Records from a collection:
········
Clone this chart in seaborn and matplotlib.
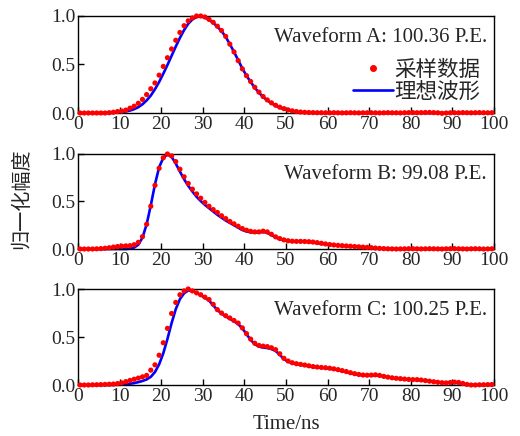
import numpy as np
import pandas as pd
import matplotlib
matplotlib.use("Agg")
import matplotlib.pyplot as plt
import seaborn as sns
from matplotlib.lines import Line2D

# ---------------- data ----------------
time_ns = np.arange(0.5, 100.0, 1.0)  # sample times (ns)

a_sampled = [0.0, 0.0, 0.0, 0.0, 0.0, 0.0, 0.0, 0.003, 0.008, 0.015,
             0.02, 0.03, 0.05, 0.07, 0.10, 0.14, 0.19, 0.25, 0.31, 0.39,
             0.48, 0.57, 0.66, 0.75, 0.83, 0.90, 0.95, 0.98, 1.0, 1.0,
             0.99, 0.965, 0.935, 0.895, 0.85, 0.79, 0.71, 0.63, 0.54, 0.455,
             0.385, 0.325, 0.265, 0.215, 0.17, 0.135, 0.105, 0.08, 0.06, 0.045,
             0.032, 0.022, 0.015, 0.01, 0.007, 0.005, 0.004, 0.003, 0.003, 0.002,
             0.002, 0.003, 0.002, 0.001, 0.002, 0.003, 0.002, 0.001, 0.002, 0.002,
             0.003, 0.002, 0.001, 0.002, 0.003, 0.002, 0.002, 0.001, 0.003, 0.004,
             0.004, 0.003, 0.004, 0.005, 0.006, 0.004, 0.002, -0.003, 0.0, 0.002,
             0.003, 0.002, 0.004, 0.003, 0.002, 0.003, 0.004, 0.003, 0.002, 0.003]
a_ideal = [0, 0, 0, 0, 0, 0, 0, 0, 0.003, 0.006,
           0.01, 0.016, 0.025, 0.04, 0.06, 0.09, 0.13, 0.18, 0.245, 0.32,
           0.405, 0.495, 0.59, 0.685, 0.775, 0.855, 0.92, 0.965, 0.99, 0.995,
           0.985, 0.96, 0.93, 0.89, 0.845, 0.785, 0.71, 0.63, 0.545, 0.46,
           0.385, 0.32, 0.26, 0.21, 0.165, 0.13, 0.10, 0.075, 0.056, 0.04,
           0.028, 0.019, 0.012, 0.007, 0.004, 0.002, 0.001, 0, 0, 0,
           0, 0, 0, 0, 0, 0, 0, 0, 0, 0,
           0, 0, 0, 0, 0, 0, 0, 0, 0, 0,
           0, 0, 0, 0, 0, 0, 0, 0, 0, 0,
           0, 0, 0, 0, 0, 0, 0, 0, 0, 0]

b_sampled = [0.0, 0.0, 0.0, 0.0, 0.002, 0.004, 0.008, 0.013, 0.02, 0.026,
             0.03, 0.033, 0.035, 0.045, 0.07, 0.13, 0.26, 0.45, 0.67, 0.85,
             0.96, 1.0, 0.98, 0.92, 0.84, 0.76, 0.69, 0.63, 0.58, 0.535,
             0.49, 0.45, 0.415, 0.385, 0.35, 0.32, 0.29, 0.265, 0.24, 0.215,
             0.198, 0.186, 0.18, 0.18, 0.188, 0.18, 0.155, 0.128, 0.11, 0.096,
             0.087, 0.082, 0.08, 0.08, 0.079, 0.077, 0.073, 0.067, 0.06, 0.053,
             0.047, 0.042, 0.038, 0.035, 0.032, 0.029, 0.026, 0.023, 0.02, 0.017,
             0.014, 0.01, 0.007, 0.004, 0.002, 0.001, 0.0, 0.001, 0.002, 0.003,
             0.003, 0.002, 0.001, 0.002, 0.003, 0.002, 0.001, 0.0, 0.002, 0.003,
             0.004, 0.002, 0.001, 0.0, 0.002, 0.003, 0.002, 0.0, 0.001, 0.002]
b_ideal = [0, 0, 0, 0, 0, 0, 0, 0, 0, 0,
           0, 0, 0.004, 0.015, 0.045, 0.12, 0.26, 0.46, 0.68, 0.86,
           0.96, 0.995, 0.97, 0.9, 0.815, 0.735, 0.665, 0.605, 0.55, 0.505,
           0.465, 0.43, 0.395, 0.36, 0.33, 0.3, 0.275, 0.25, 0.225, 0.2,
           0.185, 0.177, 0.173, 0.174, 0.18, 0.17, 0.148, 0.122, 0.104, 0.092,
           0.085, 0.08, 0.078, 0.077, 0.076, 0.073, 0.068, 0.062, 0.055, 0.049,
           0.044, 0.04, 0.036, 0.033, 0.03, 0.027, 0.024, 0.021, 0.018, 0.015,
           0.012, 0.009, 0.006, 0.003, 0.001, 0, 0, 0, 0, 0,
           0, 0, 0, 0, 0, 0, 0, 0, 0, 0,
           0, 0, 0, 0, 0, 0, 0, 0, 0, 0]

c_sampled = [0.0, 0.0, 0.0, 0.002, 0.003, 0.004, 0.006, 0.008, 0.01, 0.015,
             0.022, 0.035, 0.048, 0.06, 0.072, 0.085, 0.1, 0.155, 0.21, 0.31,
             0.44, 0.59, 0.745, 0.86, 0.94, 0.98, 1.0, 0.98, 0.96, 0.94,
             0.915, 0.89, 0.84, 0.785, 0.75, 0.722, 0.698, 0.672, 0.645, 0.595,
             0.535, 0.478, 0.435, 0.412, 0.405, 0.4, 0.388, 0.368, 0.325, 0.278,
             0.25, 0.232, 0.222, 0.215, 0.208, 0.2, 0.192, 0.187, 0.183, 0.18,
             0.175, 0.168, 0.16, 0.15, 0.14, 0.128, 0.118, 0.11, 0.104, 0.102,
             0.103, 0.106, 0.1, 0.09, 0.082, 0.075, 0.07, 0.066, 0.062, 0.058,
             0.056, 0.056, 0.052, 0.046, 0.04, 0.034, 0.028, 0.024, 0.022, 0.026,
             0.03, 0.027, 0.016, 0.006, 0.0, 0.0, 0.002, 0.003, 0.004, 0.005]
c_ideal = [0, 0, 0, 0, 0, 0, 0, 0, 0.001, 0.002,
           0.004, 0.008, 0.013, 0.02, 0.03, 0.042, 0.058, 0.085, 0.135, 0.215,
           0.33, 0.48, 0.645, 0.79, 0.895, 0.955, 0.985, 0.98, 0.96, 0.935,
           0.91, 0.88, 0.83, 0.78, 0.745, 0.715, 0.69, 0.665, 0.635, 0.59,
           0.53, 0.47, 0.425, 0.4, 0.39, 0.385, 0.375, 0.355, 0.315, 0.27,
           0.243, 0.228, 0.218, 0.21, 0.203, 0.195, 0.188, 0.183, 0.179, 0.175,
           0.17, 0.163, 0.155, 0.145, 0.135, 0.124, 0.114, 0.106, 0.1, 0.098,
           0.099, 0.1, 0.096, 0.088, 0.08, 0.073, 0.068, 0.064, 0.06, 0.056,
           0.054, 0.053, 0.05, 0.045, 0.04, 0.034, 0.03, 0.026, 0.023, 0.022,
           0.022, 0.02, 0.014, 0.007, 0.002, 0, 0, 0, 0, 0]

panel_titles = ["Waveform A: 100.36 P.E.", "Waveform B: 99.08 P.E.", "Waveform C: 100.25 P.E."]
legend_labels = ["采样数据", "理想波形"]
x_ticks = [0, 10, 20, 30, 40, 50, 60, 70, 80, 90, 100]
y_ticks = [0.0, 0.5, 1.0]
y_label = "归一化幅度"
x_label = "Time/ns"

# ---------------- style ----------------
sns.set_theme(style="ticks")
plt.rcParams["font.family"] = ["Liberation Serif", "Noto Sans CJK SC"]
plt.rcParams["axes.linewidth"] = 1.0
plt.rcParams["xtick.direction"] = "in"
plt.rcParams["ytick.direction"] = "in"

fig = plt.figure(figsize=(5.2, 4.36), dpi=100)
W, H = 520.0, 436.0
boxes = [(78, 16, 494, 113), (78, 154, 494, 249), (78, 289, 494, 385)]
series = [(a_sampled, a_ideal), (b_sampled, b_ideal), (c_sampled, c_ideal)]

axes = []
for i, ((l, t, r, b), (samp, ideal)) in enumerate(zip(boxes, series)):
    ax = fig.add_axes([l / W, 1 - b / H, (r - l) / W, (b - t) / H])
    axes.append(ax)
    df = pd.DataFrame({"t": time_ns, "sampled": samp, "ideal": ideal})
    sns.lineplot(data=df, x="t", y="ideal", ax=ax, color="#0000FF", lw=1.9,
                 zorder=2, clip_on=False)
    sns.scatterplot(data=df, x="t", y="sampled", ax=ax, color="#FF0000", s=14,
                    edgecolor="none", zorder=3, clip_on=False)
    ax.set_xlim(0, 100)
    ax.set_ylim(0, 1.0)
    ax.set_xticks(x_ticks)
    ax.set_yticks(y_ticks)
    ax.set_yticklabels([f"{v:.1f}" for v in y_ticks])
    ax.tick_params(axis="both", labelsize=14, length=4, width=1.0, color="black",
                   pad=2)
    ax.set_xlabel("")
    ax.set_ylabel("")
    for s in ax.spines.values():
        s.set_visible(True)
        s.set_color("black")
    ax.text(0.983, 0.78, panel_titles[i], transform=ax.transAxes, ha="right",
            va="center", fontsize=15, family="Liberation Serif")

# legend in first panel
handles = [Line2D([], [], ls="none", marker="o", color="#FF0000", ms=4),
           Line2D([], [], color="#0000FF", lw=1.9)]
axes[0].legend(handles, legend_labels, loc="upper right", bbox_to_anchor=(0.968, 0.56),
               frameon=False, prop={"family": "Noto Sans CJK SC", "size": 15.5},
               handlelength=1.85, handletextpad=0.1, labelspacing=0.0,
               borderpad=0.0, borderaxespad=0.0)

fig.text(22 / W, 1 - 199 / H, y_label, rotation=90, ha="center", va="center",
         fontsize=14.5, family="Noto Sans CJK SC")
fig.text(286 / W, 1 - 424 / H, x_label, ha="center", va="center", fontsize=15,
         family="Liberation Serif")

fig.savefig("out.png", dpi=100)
········
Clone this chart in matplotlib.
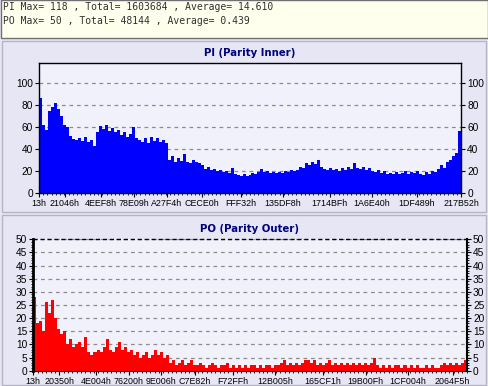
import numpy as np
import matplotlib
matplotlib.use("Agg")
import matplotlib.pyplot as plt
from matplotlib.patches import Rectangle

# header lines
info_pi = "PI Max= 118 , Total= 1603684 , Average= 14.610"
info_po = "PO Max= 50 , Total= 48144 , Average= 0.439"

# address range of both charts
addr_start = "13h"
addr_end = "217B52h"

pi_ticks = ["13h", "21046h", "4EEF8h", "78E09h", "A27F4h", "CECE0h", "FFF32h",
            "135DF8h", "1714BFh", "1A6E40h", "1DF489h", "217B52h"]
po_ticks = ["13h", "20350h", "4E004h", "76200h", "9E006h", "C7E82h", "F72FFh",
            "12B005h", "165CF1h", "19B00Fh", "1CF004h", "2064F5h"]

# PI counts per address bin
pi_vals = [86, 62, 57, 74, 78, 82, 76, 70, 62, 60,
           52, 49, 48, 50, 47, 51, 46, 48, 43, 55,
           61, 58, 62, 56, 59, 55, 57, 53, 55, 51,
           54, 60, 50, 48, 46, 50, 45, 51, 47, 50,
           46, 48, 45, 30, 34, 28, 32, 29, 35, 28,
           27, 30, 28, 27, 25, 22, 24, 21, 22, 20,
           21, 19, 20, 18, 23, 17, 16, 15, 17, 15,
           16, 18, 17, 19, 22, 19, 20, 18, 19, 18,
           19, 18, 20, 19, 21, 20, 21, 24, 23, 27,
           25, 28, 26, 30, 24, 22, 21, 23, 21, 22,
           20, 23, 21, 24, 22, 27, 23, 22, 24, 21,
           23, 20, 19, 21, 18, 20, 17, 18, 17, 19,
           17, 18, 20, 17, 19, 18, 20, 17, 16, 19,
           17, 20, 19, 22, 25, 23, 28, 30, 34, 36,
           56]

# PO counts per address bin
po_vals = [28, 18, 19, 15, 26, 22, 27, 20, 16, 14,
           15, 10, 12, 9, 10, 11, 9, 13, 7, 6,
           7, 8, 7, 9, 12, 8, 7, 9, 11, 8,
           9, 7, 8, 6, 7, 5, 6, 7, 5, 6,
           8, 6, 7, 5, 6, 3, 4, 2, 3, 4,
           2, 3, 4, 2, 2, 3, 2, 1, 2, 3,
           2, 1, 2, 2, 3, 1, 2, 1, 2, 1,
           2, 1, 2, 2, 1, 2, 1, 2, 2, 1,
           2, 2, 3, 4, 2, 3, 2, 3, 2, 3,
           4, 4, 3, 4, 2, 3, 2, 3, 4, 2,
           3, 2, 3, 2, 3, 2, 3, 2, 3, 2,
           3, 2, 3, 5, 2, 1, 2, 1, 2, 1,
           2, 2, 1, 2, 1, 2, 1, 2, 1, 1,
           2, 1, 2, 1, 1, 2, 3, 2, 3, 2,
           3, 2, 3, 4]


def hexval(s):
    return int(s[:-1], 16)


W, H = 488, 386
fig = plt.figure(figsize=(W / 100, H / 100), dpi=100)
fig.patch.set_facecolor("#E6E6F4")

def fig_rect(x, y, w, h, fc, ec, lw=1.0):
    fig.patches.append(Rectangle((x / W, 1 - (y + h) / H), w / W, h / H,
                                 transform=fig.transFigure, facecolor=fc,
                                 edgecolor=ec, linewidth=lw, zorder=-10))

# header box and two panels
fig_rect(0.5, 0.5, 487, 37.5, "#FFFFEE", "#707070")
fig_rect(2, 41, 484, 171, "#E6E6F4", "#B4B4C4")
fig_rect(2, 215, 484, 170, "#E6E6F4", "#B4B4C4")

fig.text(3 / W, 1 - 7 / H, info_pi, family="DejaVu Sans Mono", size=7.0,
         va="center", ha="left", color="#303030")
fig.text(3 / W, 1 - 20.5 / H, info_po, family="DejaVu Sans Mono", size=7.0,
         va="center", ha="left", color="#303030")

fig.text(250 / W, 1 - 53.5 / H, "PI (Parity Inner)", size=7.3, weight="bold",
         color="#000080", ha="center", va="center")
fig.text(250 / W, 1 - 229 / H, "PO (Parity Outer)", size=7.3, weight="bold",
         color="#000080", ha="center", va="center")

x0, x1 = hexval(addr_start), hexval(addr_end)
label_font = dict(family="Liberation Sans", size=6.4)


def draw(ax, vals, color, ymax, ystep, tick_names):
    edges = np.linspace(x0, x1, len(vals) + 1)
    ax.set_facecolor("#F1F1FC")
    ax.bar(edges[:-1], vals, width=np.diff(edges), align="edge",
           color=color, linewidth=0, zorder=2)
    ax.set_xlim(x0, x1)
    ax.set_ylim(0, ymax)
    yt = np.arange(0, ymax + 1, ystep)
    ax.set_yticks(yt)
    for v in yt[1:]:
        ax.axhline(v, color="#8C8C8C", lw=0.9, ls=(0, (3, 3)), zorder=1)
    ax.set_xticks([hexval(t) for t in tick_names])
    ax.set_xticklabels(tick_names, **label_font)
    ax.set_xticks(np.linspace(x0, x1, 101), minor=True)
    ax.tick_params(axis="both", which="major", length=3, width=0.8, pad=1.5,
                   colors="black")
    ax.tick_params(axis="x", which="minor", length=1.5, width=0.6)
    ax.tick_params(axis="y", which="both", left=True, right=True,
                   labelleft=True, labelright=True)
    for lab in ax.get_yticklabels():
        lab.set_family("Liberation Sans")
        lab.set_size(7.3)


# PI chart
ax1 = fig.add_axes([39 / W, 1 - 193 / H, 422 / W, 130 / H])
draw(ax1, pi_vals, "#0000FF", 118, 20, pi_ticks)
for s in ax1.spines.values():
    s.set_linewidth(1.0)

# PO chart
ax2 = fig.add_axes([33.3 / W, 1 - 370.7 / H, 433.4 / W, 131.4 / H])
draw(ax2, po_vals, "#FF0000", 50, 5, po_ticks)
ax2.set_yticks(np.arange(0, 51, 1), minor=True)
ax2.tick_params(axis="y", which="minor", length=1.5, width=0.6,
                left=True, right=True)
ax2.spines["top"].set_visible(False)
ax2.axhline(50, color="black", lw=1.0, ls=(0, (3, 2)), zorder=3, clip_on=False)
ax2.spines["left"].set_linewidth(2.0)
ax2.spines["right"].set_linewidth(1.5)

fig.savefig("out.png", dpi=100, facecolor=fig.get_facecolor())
········
From the records above, give again only the part that opens with the line containing "Clone this chart in seaborn and matplotlib." and closes with the line containing "time_ns = np.arange(0.5, 100.0, 1.0)". Keep both ends but drop the pictures.

Clone this chart in seaborn and matplotlib.
import numpy as np
import pandas as pd
import matplotlib
matplotlib.use("Agg")
import matplotlib.pyplot as plt
import seaborn as sns
from matplotlib.lines import Line2D

# ---------------- data ----------------
time_ns = np.arange(0.5, 100.0, 1.0)  # sample times (ns)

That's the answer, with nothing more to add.